As an increasing number of US states look to legalise online gaming and sports betting, Steve Norton, chairman and CEO of Norton Management and a former casino executive holding senior roles at Sands, Gold River Gaming and Argosy Gaming among others, asks if region governments aren’t robbing Peter to pay Paul.
The coronavirus pandemic is undoubtedly going to change American casino gaming, probably very negatively for the major resort casino operators.
As more states approve online gaming, on line sports betting, on line poker or online lottery games; visits to casino resorts, race track slots and play on gaming machines in bars, will certainly decline, even after the current COVID-19 concerns disappear.
State tax collections may increase thanks to the many new ways to gamble, but the nearly two million industry jobs, a long with taxes collected at landbased casinos will definitely decline. Taxes on hotel accommodations, food and beverage sales, live entertainment and even casino gaming will be impacted, as more convenient gambling options become available via smartphone, tablet or home computer, reducing the need to travel to the nearest casino.

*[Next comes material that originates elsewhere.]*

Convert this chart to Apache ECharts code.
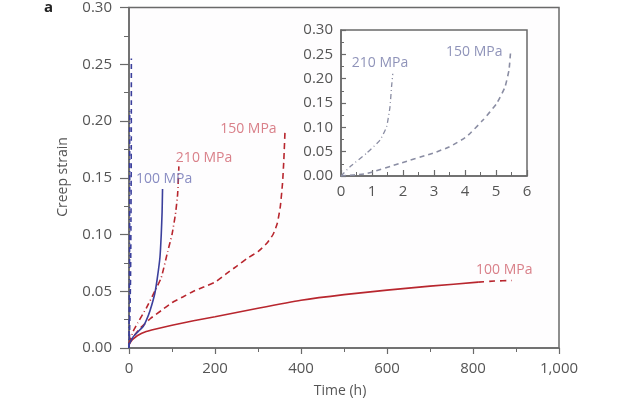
<!DOCTYPE html>
<html>
<head>
<meta charset="utf-8">
<script src="https://cdn.jsdelivr.net/npm/echarts@6/dist/echarts.min.js"></script>
<style>
html, body { margin: 0; padding: 0; background: #fff; }
#chart { width: 620px; height: 399px; }
</style>
</head>
<body>
<div id="chart"></div>
<script>
// time (h), creep strain
var red100 = [[0,0.003],[5,0.006],[10,0.008],[20,0.011],[40,0.0145],[60,0.0165],[100,0.02],[150,0.024],[200,0.0275],[300,0.035],[400,0.042],[500,0.047],[600,0.051],[700,0.0545],[812,0.058]];
var red100Tail = [[812,0.058],[850,0.059],[890,0.0595]];
var red150 = [[0,0.004],[10,0.01],[25,0.017],[50,0.026],[75,0.033],[100,0.04],[125,0.045],[150,0.05],[175,0.054],[200,0.058],[225,0.065],[250,0.072],[275,0.079],[300,0.085],[320,0.092],[335,0.1],[345,0.11],[352,0.125],[357,0.145],[360,0.165],[363,0.193]];
var red210 = [[0,0.004],[10,0.015],[20,0.022],[40,0.035],[60,0.05],[75,0.062],[90,0.085],[100,0.1],[108,0.118],[113,0.135],[116,0.16]];
var blue100 = [[0,0.003],[10,0.01],[20,0.014],[33,0.019],[41,0.025],[49,0.033],[60,0.048],[66,0.062],[72,0.08],[75,0.1],[77,0.12],[78,0.14]];
var blue150 = [[0,0],[0.83,0.005],[1.9,0.026],[2.97,0.047],[3.5,0.06],[4.05,0.081],[4.58,0.115],[5.02,0.149],[5.29,0.183],[5.42,0.218],[5.47,0.255]];
var blue210 = [[0,0],[0.29,0.019],[0.83,0.047],[1.26,0.074],[1.47,0.101],[1.58,0.142],[1.63,0.183],[1.67,0.21]];

// text labels: [text, time, strain]
var mainLabelsRed = [['150 MPa',212,0.193],['210 MPa',109,0.1675],['100 MPa',807,0.069]];
var mainLabelsBlue = [['100 MPa',16,0.149]];
var insetLabels = [['210 MPa',0.35,0.232],['150 MPa',3.39,0.255]];

var RED = '#b8262e', BLUE = '#3b3f9c', GREY = '#8a8da3';
var AX = '#6a6a6a', TXT = '#555555', FONT = 'Open Sans';

var myChart = echarts.init(document.getElementById('chart'));

function xAxisCfg(idx, max, interval, fmt, inside, margin) {
	return {
		type: 'value', gridIndex: idx, min: 0, max: max, interval: interval,
		axisLine: { show: true, onZero: false, lineStyle: { color: AX, width: 1.5 } },
		axisTick: { show: true, inside: inside, length: 6, lineStyle: { color: AX, width: 1.2 } },
		minorTick: { show: true, splitNumber: 2, length: 4, lineStyle: { color: AX } },
		splitLine: { show: false },
		axisLabel: { color: TXT, fontSize: 15, fontFamily: FONT, margin: margin, formatter: fmt }
	};
}
function yAxisCfg(idx, inside, margin) {
	return {
		type: 'value', gridIndex: idx, min: 0, max: 0.3, interval: 0.05,
		axisLine: { show: true, onZero: false, lineStyle: { color: AX, width: 1.5 } },
		axisTick: { show: true, inside: inside, length: inside ? 5 : 9, lineStyle: { color: AX, width: 1.2 } },
		minorTick: { show: true, splitNumber: 2, length: inside ? 3 : 5, lineStyle: { color: AX } },
		splitLine: { show: false },
		axisLabel: { color: TXT, fontSize: 15, fontFamily: FONT, margin: margin, formatter: function (v) { return v.toFixed(2); } }
	};
}
function line(name, data, color, type, x, y, width) {
	return {
		name: name, type: 'line', data: data, xAxisIndex: x, yAxisIndex: y,
		showSymbol: false, smooth: 0.15, z: 3,
		lineStyle: { color: color, width: width || 1.6, type: type }
	};
}
function labels(arr, color, x, y) {
	return {
		type: 'scatter', xAxisIndex: x, yAxisIndex: y, symbolSize: 0, z: 5,
		data: arr.map(function (a) { return { value: [a[1], a[2]], name: a[0] }; }),
		label: { show: true, position: 'right', distance: 0, formatter: '{b}', color: color, fontSize: 14, fontFamily: FONT }
	};
}

var option = {
	animation: false,
	backgroundColor: '#fff',
	grid: [
		{ left: 129, top: 7, width: 430, height: 341, show: true, borderColor: AX, borderWidth: 1.5, backgroundColor: '#fefdfe' },
		{ left: 341, top: 30, width: 186, height: 146, show: true, borderColor: AX, borderWidth: 1.5, backgroundColor: '#fff' }
	],
	xAxis: [
		xAxisCfg(0, 1000, 200, function (v) { return String(v).replace(/\B(?=(\d{3})+(?!\d))/g, ','); }, false, 13),
		xAxisCfg(1, 6, 1, null, true, 8)
	],
	yAxis: [ yAxisCfg(0, false, 17), yAxisCfg(1, true, 8) ],
	graphic: [
		{ type: 'text', left: 44, top: 0, style: { text: 'a', font: 'bold 15px "Open Sans"', fill: '#222' } },
		{ type: 'text', x: 63, y: 177, rotation: Math.PI / 2, style: { text: 'Creep strain', font: '14px "Open Sans"', fill: TXT, align: 'center', verticalAlign: 'middle' } },
		{ type: 'text', x: 340, y: 391, style: { text: 'Time (h)', font: '14px "Open Sans"', fill: TXT, align: 'center', verticalAlign: 'middle' } }
	],
	series: [
		line('100 MPa', red100, RED, 'solid', 0, 0),
		line('100 MPa tail', red100Tail, RED, [6, 5], 0, 0),
		line('150 MPa', red150, RED, [6, 4], 0, 0),
		line('210 MPa', red210, RED, [6, 3, 1, 3], 0, 0),
		line('100 MPa blue', blue100, BLUE, 'solid', 0, 0),
		line('150 MPa blue', blue150, BLUE, [5, 4], 0, 0),
		line('210 MPa blue', blue210, BLUE, [5, 3, 1, 3], 0, 0),
		line('150 MPa inset', blue150, GREY, [5, 4], 1, 1, 1.6),
		line('210 MPa inset', blue210, GREY, [5, 3, 1, 3], 1, 1, 1.3),
		labels(mainLabelsRed, '#d0606c', 0, 0),
		labels(mainLabelsBlue, '#6a6fb3', 0, 0),
		labels(insetLabels, '#7378a8', 1, 1)
	]
};
myChart.setOption(option);
</script>
</body>
</html>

Unfortunately, gaming operators in major US states, like California, Nevada, New Jersey, Florida, Oklahoma, and Illinois will see decreases in visitation and future gambling expansion will more likely resemble Europe, with UK-style sports betting parlours which also offer slots or VLT machines.
It’s a shame that some of the states, now expanding the ways to gamble, don’t instead consider granting short-term or temporary approval for iGaming, this would leave the door open for our incredible casino resorts to come back after the virus scare disappears.
It’s also important to note that even if the idea of billion dollar integrated resorts wanes in the US, this is not likely to occur in newer, competing destinations, such as Macau, Singapore or Japan.
The convenience of betting online also has an other big negative. And that is the inevitable growth in compulsive gambling and the likelihood of minors getting access to a parent’s credit card or bank info, following the example of the UK, where 30 percent of minors have reportedly gambled in the last year.